Not everyone.  I bet there are places where the proxies
are mag tapes moved from outside machines to inside
machines (and not vice versa).

> There often isn't an intent to stop the use of other applications; just
> no resources (time and money) to explicitly enable them.

Come on.  Buy a router that does ip filtering.  They all do.
HTTP proxies would have to be changed to admit WebDAV
(they added new verbs!), so we're talking about modifications
either way.  My point was that it makes more sense just to
open another port.

> (If everyone used Plan 9 and people could just import /net, this
> problem wouldn't exist... people in these environments would just
> tunnel everything over 9P!  Is this any more acceptable?)

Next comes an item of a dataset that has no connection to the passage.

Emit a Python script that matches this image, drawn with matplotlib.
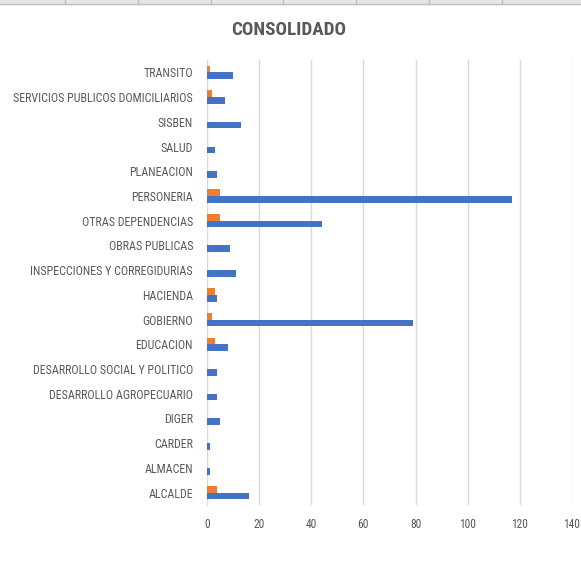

No, it's not.  It would be just as dumb (although more convenient
for me) to allow only 9P through a firewall.

> > only http is allowed.
> > therefore we'll tunnel everything over http.
>
> So often this is a matter of resources; if the application developer
> knows that in some situations only HTTP is allowed, but doesn't want to
> write everything for both cases, said application developer will tend
> to just do everything over HTTP so that it "just works" for people on
> weird networks.

If you're actually _using_ HTTP then fine.  Tunneling WebDAV
over HTTP requires changing all the proxies because you're
really speaking WebDAV/HTTP, which bears only a passing
resemblance to HTTP.  Who says the weird networks are going
to allow WebDAV/HTTP through?

My point was that it's work either way.  It's dumb that WebDAV
and friends are trying to pretend that it's not.

Russ



             reply	other threads:[~2002-11-05  3:34 UTC|newest]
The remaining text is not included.